In diesem Essay wird das Filmmedium unter dem Aspekt einer audiovisuellen Erzählung betrachtet. Hierbei werden die narratologischen Konzepte, die ehemals für Erzähltexte gedacht waren, ihrem neuen Gegenstand zugeordnet, um filmische Erzählstrukturen transparent zu machen. Inwiefern konstituiert sich ein Film als Erzählung? Wer erzählt wem im Film etwas, wie und was erzählt der Film?
Kinematografischer Erzähler? - Narrative Strukuren im Medium des Films Sebastian Wendt
Seit Jahrtausenden gehört das Erzählen zur menschlichen Kultur. Spätestens die großen epischen Schöpfungsmythen, wie das Gilgamesch-Epos aus dem 2. Jahrtausend v. Chr., zeugen von der eigenartigen Kunst des „symbolische[n] Vergegenwärtigen des Abwesenden“[1]. Das Erzählen ist als gebräuchliche Form der Kommunikation mittlerweile so fest in unsere Lebenswelt eingebrannt, dass die erzählerischen Aspekte und die große Reichweite von Erzähltechniken schlechthin übersehen werden.

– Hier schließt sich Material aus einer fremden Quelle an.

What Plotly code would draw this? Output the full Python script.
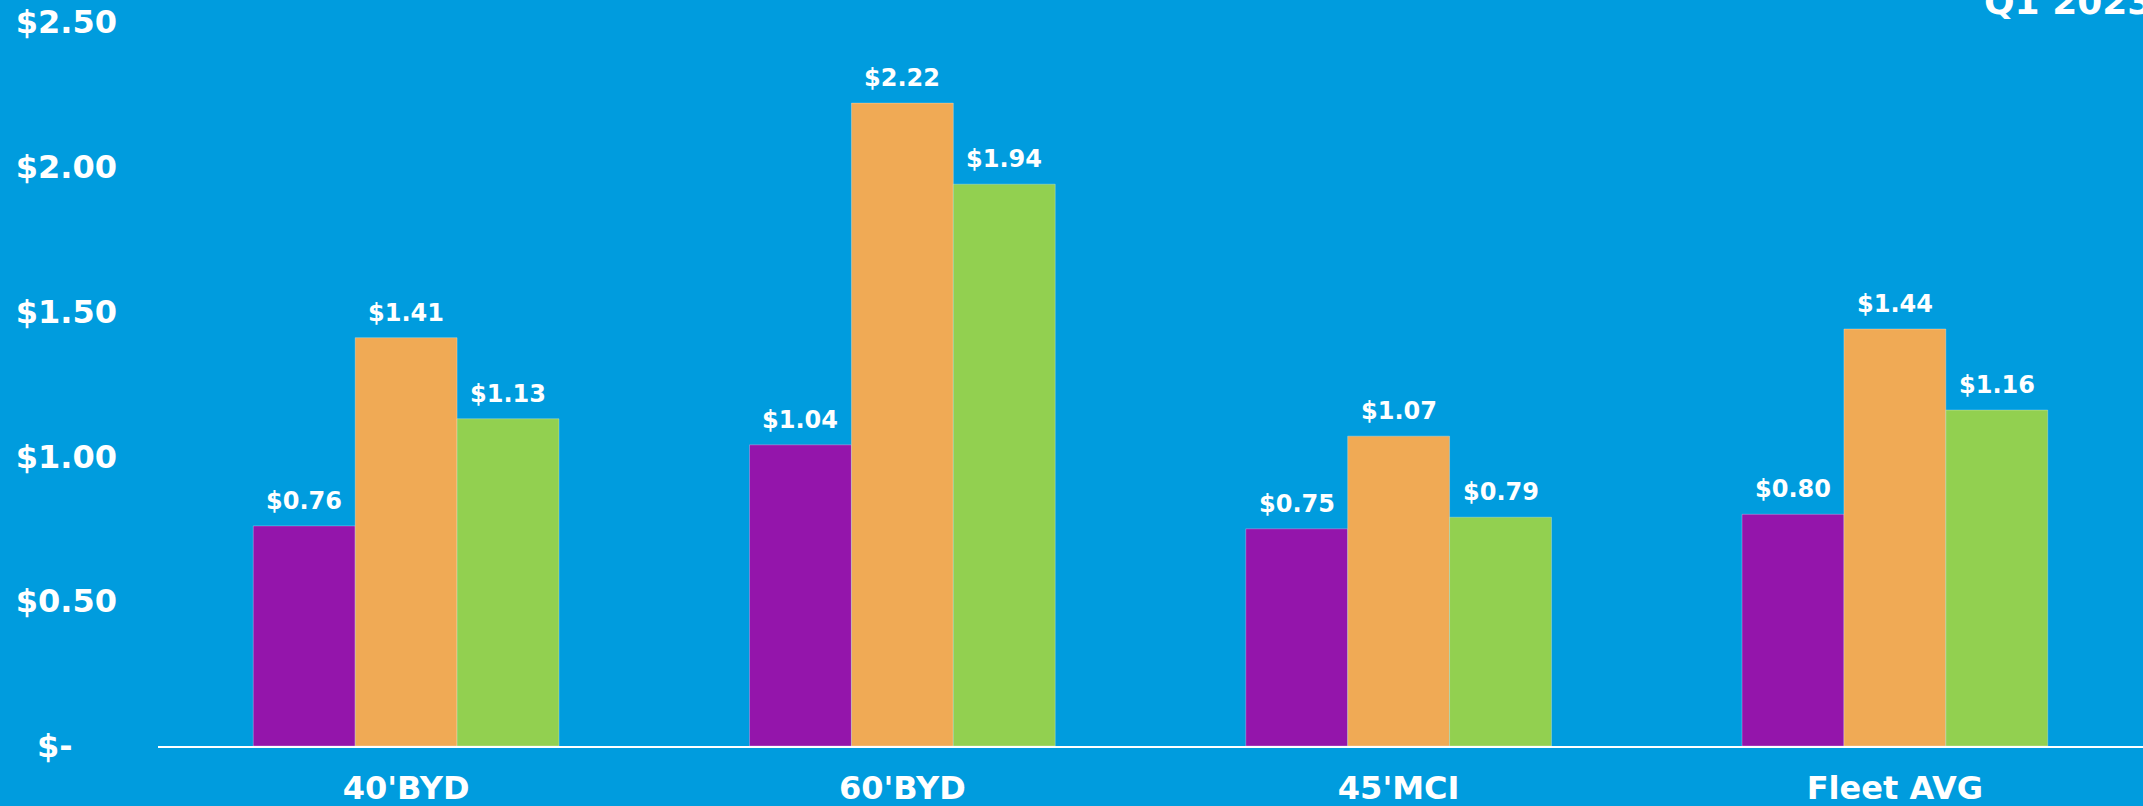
import plotly.graph_objects as go

categories = ["40'BYD", "60'BYD", "45'MCI", "Fleet AVG"]
series_purple = [0.76, 1.04, 0.75, 0.80]
series_orange = [1.41, 2.22, 1.07, 1.44]
series_green = [1.13, 1.94, 0.79, 1.16]
tick_vals = [0, 0.5, 1.0, 1.5, 2.0, 2.5]
tick_text = ["$-\u2007\u2007", "$0.50", "$1.00", "$1.50", "$2.00", "$2.50"]
corner_label = "Q1 2023"

BG = "rgb(0,156,222)"
colors = ["#9415AB", "#F0AA55", "#92D050"]
FONT = "DejaVu Sans"

fig = go.Figure()
all_series = [series_purple, series_orange, series_green]
for vals, col in zip(all_series, colors):
    fig.add_trace(go.Bar(
        x=categories, y=vals,
        marker=dict(color=col, line=dict(color="rgba(255,255,255,0.35)", width=0.8)),
        hoverinfo="skip",
    ))

# data labels
bar_px = 102
annotations = []
for i, vals in enumerate(all_series):
    for c, v in zip(categories, vals):
        annotations.append(dict(
            x=c, y=v, xref="x", yref="y", text=f"${v:.2f}",
            showarrow=False, xshift=(i - 1) * bar_px, yshift=25,
            yanchor="middle", xanchor="center",
            font=dict(family=FONT, size=24, color="white", weight="bold"),
        ))

annotations.append(dict(
    x=0.919, y=0.9972, xref="paper", yref="paper", text=corner_label,
    showarrow=False, xanchor="left", yanchor="bottom",
    font=dict(family=FONT, size=36, color="white", weight="bold"),
))

fig.update_layout(
    width=2143, height=806,
    margin=dict(l=158, r=0, t=22, b=60, autoexpand=False),
    paper_bgcolor=BG, plot_bgcolor=BG,
    barmode="group", bargap=0.384, bargroupgap=0,
    showlegend=False,
    hovermode=False,
    annotations=annotations,
    xaxis=dict(
        automargin=False,
        showgrid=False, zeroline=False, showline=True, linecolor="white", linewidth=2,
        ticks="", ticklabelstandoff=13,
        tickfont=dict(family=FONT, size=32, color="white", weight="bold"),
    ),
    yaxis=dict(
        automargin=False,
        range=[0, 2.5], autorange=False, showgrid=False, zeroline=False, showline=False,
        tickvals=tick_vals, ticktext=tick_text, ticks="", ticklabelstandoff=40,
        tickfont=dict(family=FONT, size=32, color="white", weight="bold"),
    ),
)

fig.write_html(
    "out.html",
    config={"displayModeBar": False},
    post_script="document.body.style.margin='0';document.body.style.padding='0';"
                "document.body.style.overflow='hidden';document.body.style.background='rgb(0,156,222)';",
)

Wie so oft im Leben hat auch hier die Gewöhnung an ein Phänomen die Verzerrung unserer Wahrnehmung zur Folge: Man übersieht, sprichwörtlich, den Wald seiner Bäume wegen. Trotz der langen Historie der menschlichen Erzähltradition, ist die Narratologie[2] als „Wissenschaft vom Erzählen“ also noch eine sehr junge Disziplin: Gerade einmal 100 Jahre zählt ihre Geschichte. Friedrich Spielhagen differenzierte in seinem Essay „Der IchRoman“ von 1883 als erster zwischen der Ich- und Er-Erzählform sowie zwischen dem realen Autor und einer konstruierten Erzählinstanz. Dieses Konzept wurde wenig später von Käte Friedemann weiterentwickelt, die sich in ihrer Dissertation „Die Rolle des Erzählers in der Epik“ (1910) ausführlich mit dem Vermittler der Erzählung befasste. Die Narratologie als „akademische“ Disziplin geht in ihrer heutigen Terminologie aber ganz wesentlich auf die Arbeiten von Franz K. Stanzel[3] und Gérard Genette[4] zurück. Ihre Systematisierungen trugen dazu bei, dass die Narratologie ein formales Analyseverfahren wurde, das die hermeneutische Deutung von Erzähltexten seit Jahrzehnten unterstützt. Diese auf das Medium von poetischen Texten begrenzte Auffassung von Erzählungen erfährt seit einigen Jahren eine Ausweitung. Die Narratologen Silke Lahn und Jan Christoph Meister sprechen in ihrem Standardwerk „Einführung in die Erzähltextanalyse“ (2008) sogar von einem narrative turn:
Seit dem narrative turn hingegen gilt: Nicht nur Dichter, sondern (fast) alle erzählen, sei es im Alltag, sei es in der Wissenschaft. Unfallberichte, Wetterprognosen, Wegbeschreibungen, Krankengeschichten, Laborberichte von physikalischen Experimenten und in einem abstrakten Sinne selbst mathematische Formeln besitzen in vielen Fällen eine mehr oder weniger ausgeprägte narrative Struktur.[5]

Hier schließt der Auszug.